-- INFORMATION SUPPLIED start --

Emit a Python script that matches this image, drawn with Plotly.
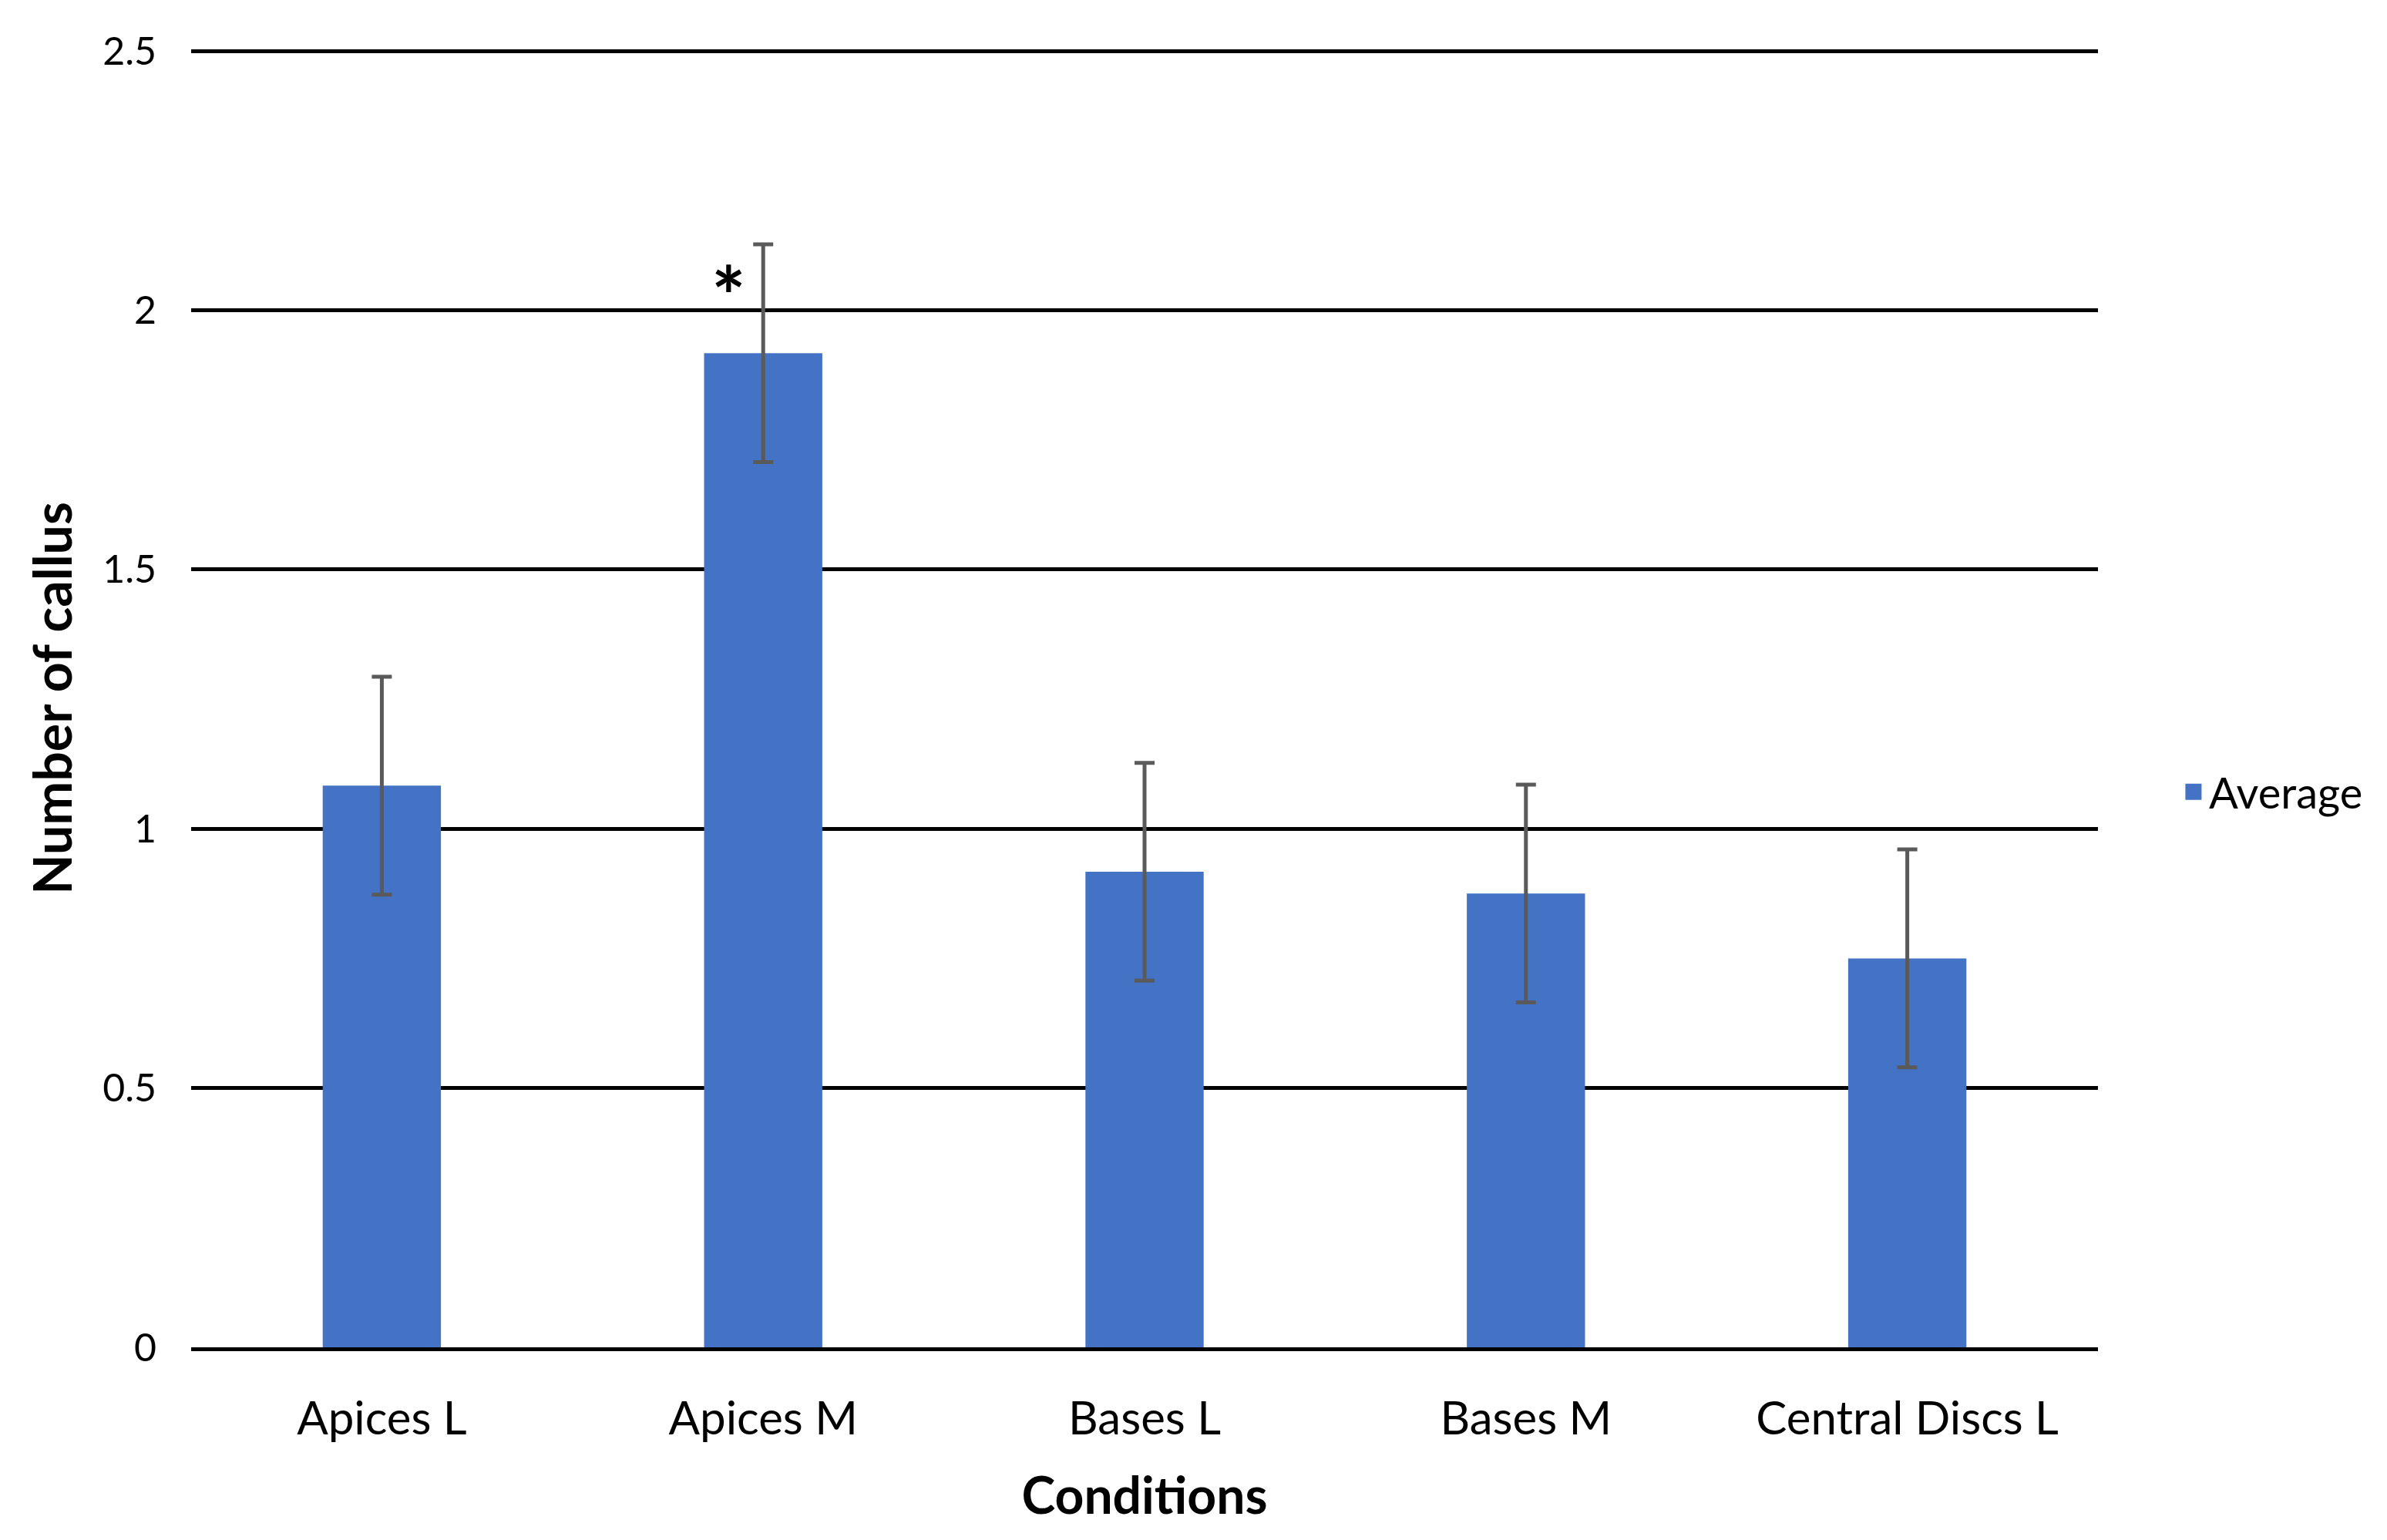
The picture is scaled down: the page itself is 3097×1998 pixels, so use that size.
import plotly.graph_objects as go

categories = ["Apices L", "Apices M", "Bases L", "Bases M", "Central Discs L"]
averages = [1.083, 1.917, 0.917, 0.875, 0.750]
errors = [0.21, 0.21, 0.21, 0.21, 0.21]
y_ticks = [0, 0.5, 1, 1.5, 2, 2.5]
y_tick_labels = ["0", "0.5", "1", "1.5", "2", "2.5"]
series_name = "Average"
sig_category = "Apices M"
sig_y = 2.03

BAR_COLOR = "#4472C4"
FONT = "Lato, Carlito, Open Sans, sans-serif"

fig = go.Figure()
fig.add_trace(go.Bar(
    x=categories, y=averages, name=series_name, showlegend=False,
    marker=dict(color=BAR_COLOR, line=dict(width=0)),
    error_y=dict(type="data", array=errors, visible=True,
                 color="#5a5a5a", thickness=5, width=13),
))
# legend entry (larger square symbol)
fig.add_trace(go.Scatter(
    x=[None], y=[None], mode="markers", name=series_name,
    marker=dict(symbol="square", size=16, color=BAR_COLOR,
                line=dict(color=BAR_COLOR, width=5)),
))

fig.add_annotation(x=sig_category, y=sig_y, text="<b>*</b>", showarrow=False,
                   xshift=-45, font=dict(size=105, color="black", family=FONT))

fig.update_layout(
    width=3089, height=1990,
    margin=dict(l=240, r=375, t=56, b=250),
    paper_bgcolor="white", plot_bgcolor="white",
    bargap=0.69,
    font=dict(family=FONT, color="black", size=48),
    legend=dict(x=1.042, xanchor="left", y=0.428, yanchor="middle",
                font=dict(size=56, color="black"), itemsizing="trace"),
    xaxis=dict(
        title=dict(text="<b>Conditions</b>", font=dict(size=66), standoff=46),
        showline=True, linecolor="black", linewidth=5,
        showgrid=False, ticks="", ticklabelstandoff=36,
        tickfont=dict(size=60),
    ),
    yaxis=dict(
        title=dict(text="<b>Number of callus</b>", font=dict(size=68), standoff=17),
        range=[0, 2.503], tickvals=y_ticks, ticktext=y_tick_labels,
        showgrid=True, gridcolor="black", gridwidth=5,
        zeroline=False, showline=False, ticks="", ticklabelstandoff=44,
        tickfont=dict(size=50),
    ),
)

fig.write_html("out.html")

-- INFORMATION SUPPLIED end --

[REQUIREMENT]
Without the pictures, write out the whole listing above exactly as it appears.

[CORRECT RESPONSE]
Emit a Python script that matches this image, drawn with Plotly.
The picture is scaled down: the page itself is 3097×1998 pixels, so use that size.
import plotly.graph_objects as go

categories = ["Apices L", "Apices M", "Bases L", "Bases M", "Central Discs L"]
averages = [1.083, 1.917, 0.917, 0.875, 0.750]
errors = [0.21, 0.21, 0.21, 0.21, 0.21]
y_ticks = [0, 0.5, 1, 1.5, 2, 2.5]
y_tick_labels = ["0", "0.5", "1", "1.5", "2", "2.5"]
series_name = "Average"
sig_category = "Apices M"
sig_y = 2.03

BAR_COLOR = "#4472C4"
FONT = "Lato, Carlito, Open Sans, sans-serif"

fig = go.Figure()
fig.add_trace(go.Bar(
    x=categories, y=averages, name=series_name, showlegend=False,
    marker=dict(color=BAR_COLOR, line=dict(width=0)),
    error_y=dict(type="data", array=errors, visible=True,
                 color="#5a5a5a", thickness=5, width=13),
))
# legend entry (larger square symbol)
fig.add_trace(go.Scatter(
    x=[None], y=[None], mode="markers", name=series_name,
    marker=dict(symbol="square", size=16, color=BAR_COLOR,
                line=dict(color=BAR_COLOR, width=5)),
))

fig.add_annotation(x=sig_category, y=sig_y, text="<b>*</b>", showarrow=False,
                   xshift=-45, font=dict(size=105, color="black", family=FONT))

fig.update_layout(
    width=3089, height=1990,
    margin=dict(l=240, r=375, t=56, b=250),
    paper_bgcolor="white", plot_bgcolor="white",
    bargap=0.69,
    font=dict(family=FONT, color="black", size=48),
    legend=dict(x=1.042, xanchor="left", y=0.428, yanchor="middle",
                font=dict(size=56, color="black"), itemsizing="trace"),
    xaxis=dict(
        title=dict(text="<b>Conditions</b>", font=dict(size=66), standoff=46),
        showline=True, linecolor="black", linewidth=5,
        showgrid=False, ticks="", ticklabelstandoff=36,
        tickfont=dict(size=60),
    ),
    yaxis=dict(
        title=dict(text="<b>Number of callus</b>", font=dict(size=68), standoff=17),
        range=[0, 2.503], tickvals=y_ticks, ticktext=y_tick_labels,
        showgrid=True, gridcolor="black", gridwidth=5,
        zeroline=False, showline=False, ticks="", ticklabelstandoff=44,
        tickfont=dict(size=50),
    ),
)

fig.write_html("out.html")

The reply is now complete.